Shell (NYSE:SHEL) reported adjusted earnings of $6.92 billion for the first quarter of 2026, surpassing analyst expectations of $6.36 billion and improving from $5.58 billion recorded during the same period a year earlier.
The company said stronger contributions from trading and optimization activities within its Downstream and Renewables businesses, along with higher realized prices, improved refining margins, and reduced operating expenses, helped lift profitability.
Shell also announced a reduction in its quarterly share repurchase program, lowering planned buybacks to $3 billion from $3.5 billion in the previous quarter.
EBITDA rises while cash flow weakens
Adjusted EBITDA increased to $17.7 billion compared with $15.3 billion a year earlier.

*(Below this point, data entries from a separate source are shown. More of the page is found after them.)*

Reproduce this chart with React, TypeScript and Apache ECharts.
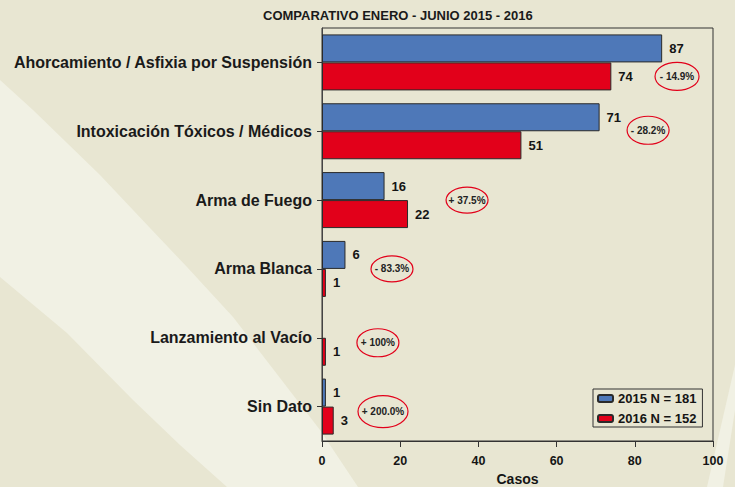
import React, { useEffect, useRef } from "react";
import * as echarts from "echarts";

const categories = [
  "Ahorcamiento / Asfixia por Suspensión",
  "Intoxicación Tóxicos / Médicos",
  "Arma de Fuego",
  "Arma Blanca",
  "Lanzamiento al Vacío",
  "Sin Dato",
];
const values2015: (number | null)[] = [87, 71, 16, 6, null, 1];
const values2016: (number | null)[] = [74, 51, 22, 1, 1, 3];
const seriesNames = ["2015 N = 181", "2016 N = 152"];
const changeLabels = ["- 14.9%", "- 28.2%", "+ 37.5%", "- 83.3%", "+ 100%", "+ 200.0%"];
// annotation anchor (x in "Casos" units) for each category
const noteX = [90.8, 83.4, 37.1, 17.9, 14.3, 15.6];
const xTicks = { min: 0, max: 100, interval: 20 };

const noteDy = [14, -1, 0, 0, 5, 5];
const noteRx = [22, 21, 21, 21, 21, 25];
const noteRy = [14, 14, 13, 13, 14, 16];

const FONT = "'Liberation Sans', Arial, sans-serif";
const BLUE = "#4E78B8";
const RED = "#E2001A";

export default function App() {
  const ref = useRef<HTMLDivElement>(null);
  useEffect(() => {
    if (!ref.current) return;
    const chart = echarts.init(ref.current, null, { renderer: "svg" });
    const barLabel = {
      show: true,
      position: "right",
      distance: 7,
      color: "#151515",
      fontWeight: "bold",
      fontSize: 13,
      fontFamily: FONT,
    };
    chart.setOption({
      animation: false,
      backgroundColor: "#E8E6D2",
      graphic: [
        {
          type: "polygon",
          z: -10,
          silent: true,
          shape: {
            points: [
              [0, 80], [33, 110], [100, 175], [150, 228], [187, 267], [233, 317],
              [280, 378], [320, 430], [358, 487], [227, 487], [180, 445],
              [133, 400], [67, 333], [0, 277],
            ],
          },
          style: { fill: "#F1F1E4" },
        },
        {
          type: "polygon",
          z: -10,
          silent: true,
          shape: { points: [[735, 365], [735, 410], [723, 487], [707, 487]] },
          style: { fill: "#F1F1E4" },
        },
      ],
      title: {
        text: "COMPARATIVO ENERO - JUNIO 2015 - 2016",
        left: 258,
        top: 4,
        textStyle: { fontSize: 13, fontWeight: "bold", color: "#1a1a1a", fontFamily: FONT },
      },
      legend: {
        data: seriesNames,
        orient: "vertical",
        left: 593,
        top: 389,
        padding: [3, 6, 2, 4],
        itemGap: 7,
        itemWidth: 15,
        itemHeight: 7,
        borderColor: "#333",
        borderWidth: 1,
        backgroundColor: "#E8E6D2",
        textStyle: { fontSize: 13, fontWeight: "bold", color: "#151515", fontFamily: FONT },
      },
      grid: {
        left: 322,
        right: 22,
        top: 28,
        bottom: 46,
        outerBoundsMode: "none",
        containLabel: false,
        show: true,
        borderColor: "#333",
        borderWidth: 1,
        backgroundColor: "transparent",
      },
      xAxis: {
        type: "value",
        min: xTicks.min,
        max: xTicks.max,
        interval: xTicks.interval,
        name: "Casos",
        nameLocation: "middle",
        nameGap: 31,
        nameTextStyle: { fontSize: 14, lineHeight: 14, fontWeight: "bold", color: "#151515", fontFamily: FONT },
        axisLine: { show: true, lineStyle: { color: "#333" } },
        axisTick: { show: true, length: 6, lineStyle: { color: "#333" } },
        axisLabel: { margin: 13, fontSize: 12.5, fontWeight: "bold", color: "#151515", fontFamily: FONT },
        splitLine: { show: false },
      },
      yAxis: {
        type: "category",
        data: categories,
        inverse: true,
        axisLine: { show: true, lineStyle: { color: "#444" } },
        axisTick: { show: true, alignWithLabel: true, length: 5, lineStyle: { color: "#333" } },
        axisLabel: { margin: 10, fontSize: 16, fontWeight: "bold", color: "#1a1a1a", fontFamily: FONT },
      },
      series: [
        {
          name: seriesNames[0],
          type: "bar",
          data: values2015,
          barWidth: 28,
          barGap: "0%",
          itemStyle: { color: BLUE, borderColor: "#2a2a2a", borderWidth: 1 },
          label: barLabel,
        },
        {
          name: seriesNames[1],
          type: "bar",
          data: values2016,
          barWidth: 28,
          barGap: "0%",
          itemStyle: { color: RED, borderColor: "#2a2a2a", borderWidth: 1 },
          label: barLabel,
        },
        {
          type: "custom",
          name: "notes",
          clip: false,
          silent: true,
          encode: { x: 0, y: 1 },
          data: noteX.map((x, i) => [x, i]),
          renderItem: (params: any, api: any) => {
            const i = params.dataIndex;
            const pt = api.coord([api.value(0), api.value(1)]);
            const cy = pt[1] + noteDy[i];
            return {
              type: "group",
              children: [
                {
                  type: "ellipse",
                  shape: { cx: pt[0], cy, rx: noteRx[i], ry: noteRy[i] },
                  style: { fill: "none", stroke: RED, lineWidth: 1.2 },
                },
                {
                  type: "text",
                  x: pt[0],
                  y: cy,
                  style: {
                    text: changeLabels[i],
                    fill: "#222",
                    font: `bold 10px ${FONT}`,
                    align: "center",
                    verticalAlign: "middle",
                  },
                },
              ],
            };
          },
        },
      ],
    });
    return () => chart.dispose();
  }, []);
  return (
    <div
      ref={ref}
      style={{ position: "absolute", left: 0, top: 0, width: 735, height: 487 }}
    />
  );
}
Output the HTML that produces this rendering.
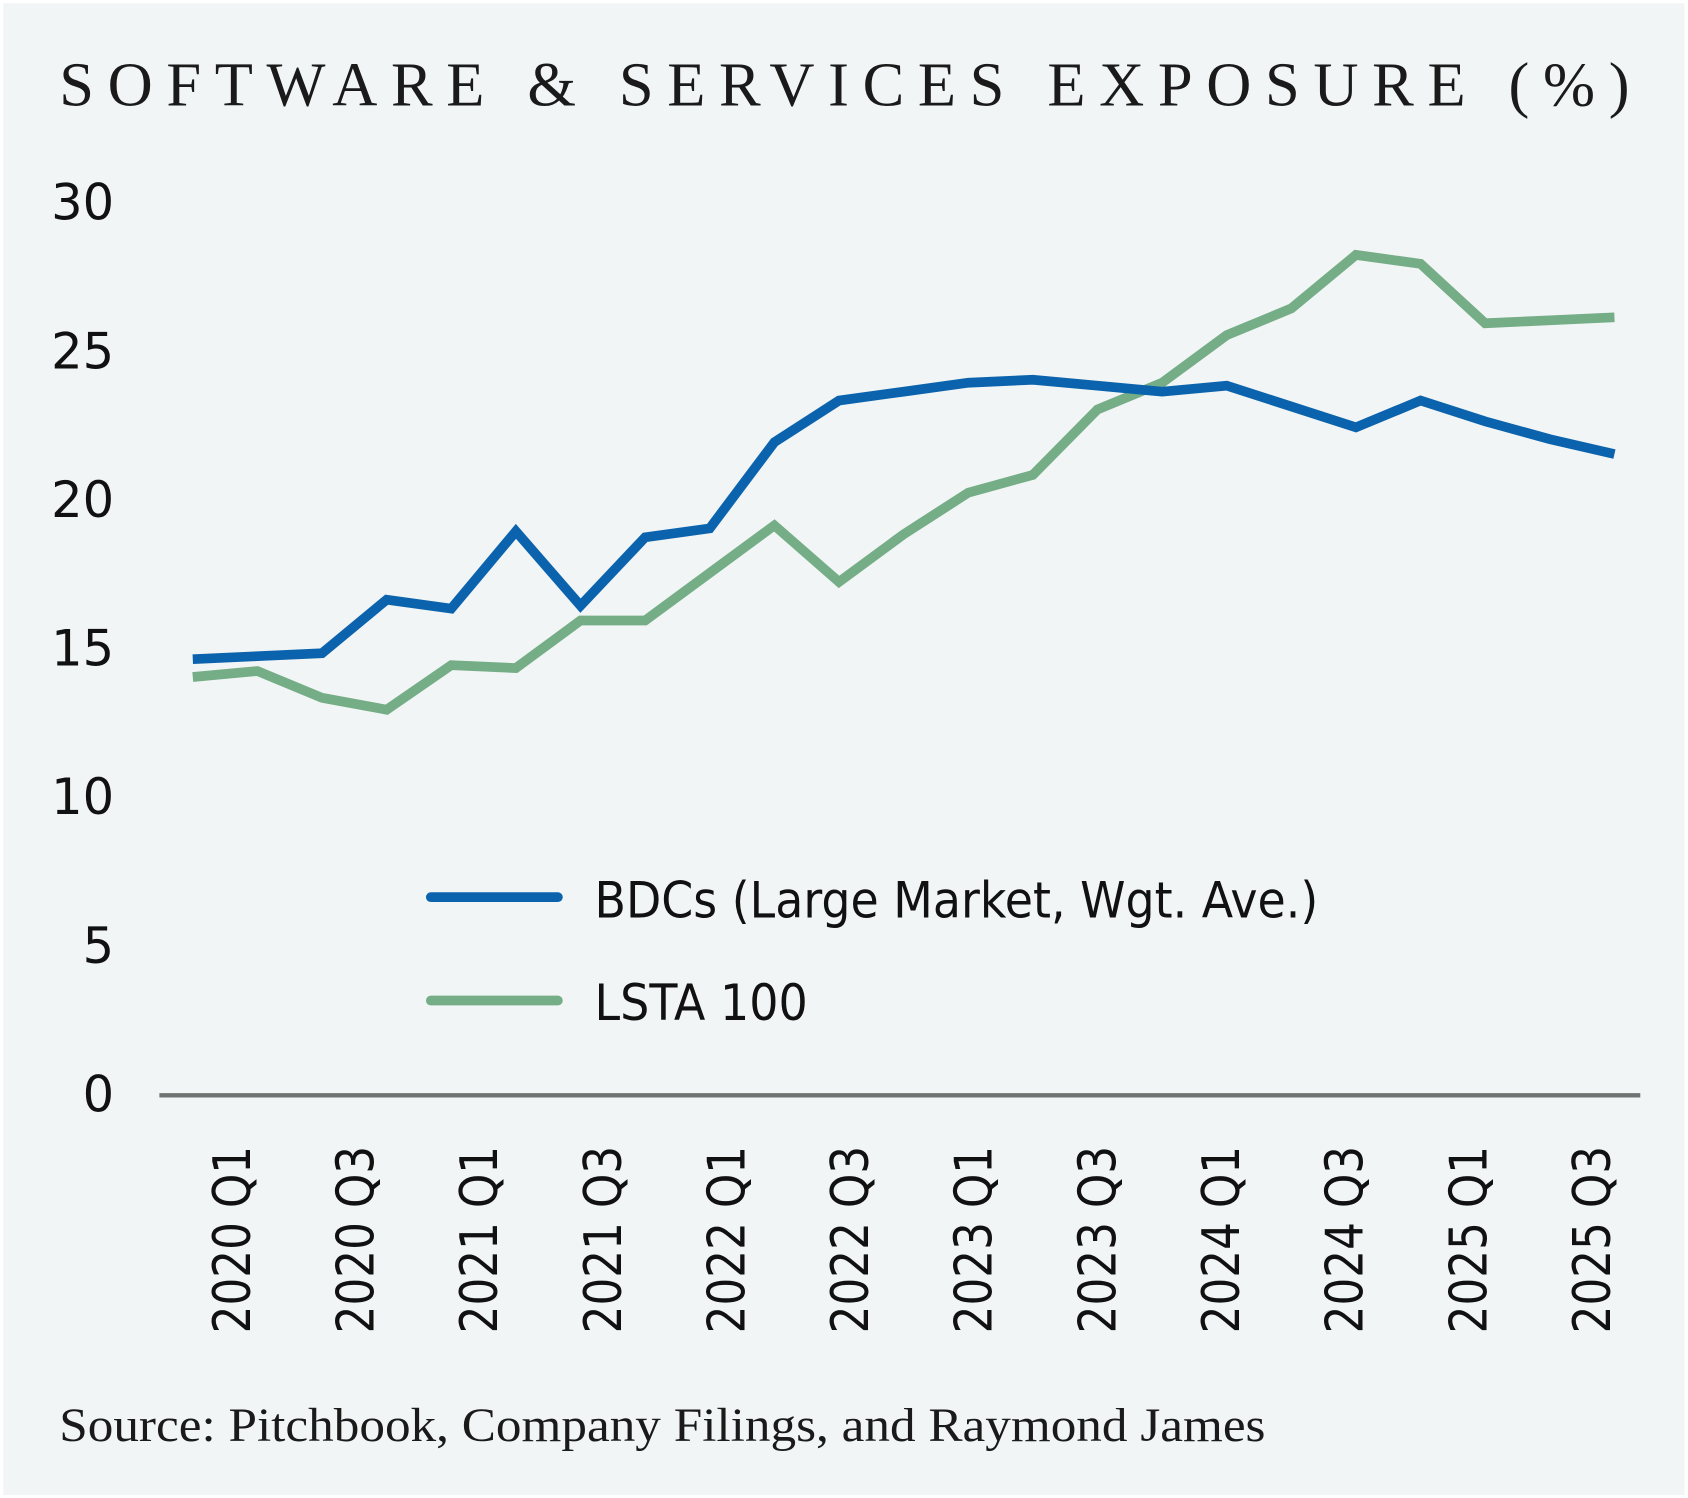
<!DOCTYPE html>
<html><head><meta charset="utf-8"><style>
html,body{margin:0;padding:0;background:#fff;}
svg{display:block;}
</style></head><body>
<svg id="chart" width="1688" height="1498" viewBox="0 0 1567.3 1390.9" preserveAspectRatio="none" xmlns="http://www.w3.org/2000/svg">
<rect x="3" y="3" width="1561" height="1385" fill="#f1f5f5"/>
<text x="55" y="98" font-family="Liberation Serif, serif" font-size="58" fill="#1a1a1a" textLength="1458" lengthAdjust="spacing">SOFTWARE &amp; SERVICES EXPOSURE (%)</text>
<g id="yticks"></g>
<g id="xticks"></g>
<line x1="148" y1="1017" x2="1523" y2="1017" stroke="#6f7372" stroke-width="4"/>
<g id="series"></g>
<g>
<line x1="400" y1="833" x2="518" y2="833" stroke="#0b63ad" stroke-width="9" stroke-linecap="round"/>
<text x="552" y="852" font-family="DejaVu Sans, sans-serif" font-size="46" fill="#111" textLength="672" lengthAdjust="spacingAndGlyphs">BDCs (Large Market, Wgt. Ave.)</text>
<line x1="400" y1="929" x2="518" y2="929" stroke="#74ad86" stroke-width="9" stroke-linecap="round"/>
<text x="552" y="947" font-family="DejaVu Sans, sans-serif" font-size="46" fill="#111" textLength="198" lengthAdjust="spacingAndGlyphs">LSTA 100</text>
</g>
<text x="55" y="1338" font-family="Liberation Serif, serif" font-size="44" fill="#1a1a1a" textLength="1120" lengthAdjust="spacingAndGlyphs">Source: Pitchbook, Company Filings, and Raymond James</text>
</svg>
<script>
const categories = ["2020 Q1","2020 Q2","2020 Q3","2020 Q4","2021 Q1","2021 Q2","2021 Q3","2021 Q4","2022 Q1","2022 Q2","2022 Q3","2022 Q4","2023 Q1","2023 Q2","2023 Q3","2023 Q4","2024 Q1","2024 Q2","2024 Q3","2024 Q4","2025 Q1","2025 Q2","2025 Q3"];
const bdcValues = [14.6,14.7,14.8,16.6,16.3,18.9,16.4,18.7,19.0,21.9,23.3,23.6,23.9,24.0,23.8,23.6,23.8,23.1,22.4,23.3,22.6,22.0,21.5];
const lstaValues = [14.0,14.2,13.3,12.9,14.4,14.3,15.9,15.9,17.5,19.1,17.2,18.8,20.2,20.8,23.0,23.9,25.5,26.4,28.2,27.9,25.9,26.0,26.1];
const yTicks = [0,5,10,15,20,25,30];
const xLabelIdx = [0,2,4,6,8,10,12,14,16,18,20,22];

const NS = "http://www.w3.org/2000/svg";
function y(v){ return 1015 - v*27.6; }
function x(i){ return 179 + i*60; }
function xl(i){ return 232 + i*57.4; }

const yg = document.getElementById('yticks');
yTicks.forEach(t=>{
  const el = document.createElementNS(NS,'text');
  
  
  el.setAttribute('x', 106); el.setAttribute('y', y(t)+17);
  el.setAttribute('text-anchor','end');
  el.setAttribute('font-family','DejaVu Sans, sans-serif');
  el.setAttribute('font-size','46'); el.setAttribute('fill','#111');
  el.textContent = t; yg.appendChild(el);
});
const xg = document.getElementById('xticks');
xLabelIdx.forEach(i=>{
  const el = document.createElementNS(NS,'text');
  
  
  const px = xl(i), py = 1064;
  el.setAttribute('x', px); el.setAttribute('y', py);
  el.setAttribute('transform','rotate(-90 '+px+' '+py+')');
  el.setAttribute('text-anchor','end');
  el.setAttribute('font-family','DejaVu Sans, sans-serif');
  el.setAttribute('font-size','48'); el.setAttribute('fill','#111');
  el.setAttribute('textLength','174'); el.setAttribute('lengthAdjust','spacingAndGlyphs');
  el.textContent = categories[i]; xg.appendChild(el);
});
const sg = document.getElementById('series');
function line(vals, color, name){
  const p = document.createElementNS(NS,'polyline');
  
  
  p.setAttribute('points', vals.map((v,i)=>x(i)+','+y(v)).join(' '));
  p.setAttribute('fill','none'); p.setAttribute('stroke',color);
  p.setAttribute('stroke-width','9'); p.setAttribute('stroke-linejoin','miter');
  sg.appendChild(p);
}
line(lstaValues,'#74ad86','lsta-100-line');
line(bdcValues,'#0b63ad','bdcs-line');
</script>
</body></html>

Cash flow from operations totaled $6.1 billion, impacted by an $11.2 billion working capital outflow related to commodity price fluctuations affecting inventories and receivables.
Free cash flow declined to $2.9 billion from $5.3 billion in the prior-year quarter.
Meanwhile, net debt rose to $52.6 billion, lifting gearing to 23.2%. Shell said the increase was partly tied to higher shipping lease expenses associated with the conflict in the Middle East.
Production impacted by Middle East disruptions
Shell reported a 4% decline in combined oil and gas production from the previous quarter, citing disruptions to output in Qatar linked to the Middle East conflict.
Liquefied natural gas liquefaction volumes increased modestly by 1%, as production gains from LNG Canada helped offset weather-related disruptions in Australia.
Second-quarter outlook reflects geopolitical pressures
For the second quarter, Shell forecast integrated gas production between 580,000 and 640,000 barrels of oil equivalent per day, while upstream production is expected to range from 1.62 million to 1.82 million barrels of oil equivalent per day.
The outlook “reflects impact of Middle East conflict including Qatar and higher planned maintenance across the portfolio,” the company said.
More about Shell
Shell is one of the world’s largest integrated energy companies, with operations spanning oil and gas exploration, production, refining, chemicals, trading, and renewable energy. The company is also a major player in the global liquefied natural gas market and has been expanding investments in low-carbon and energy transition businesses.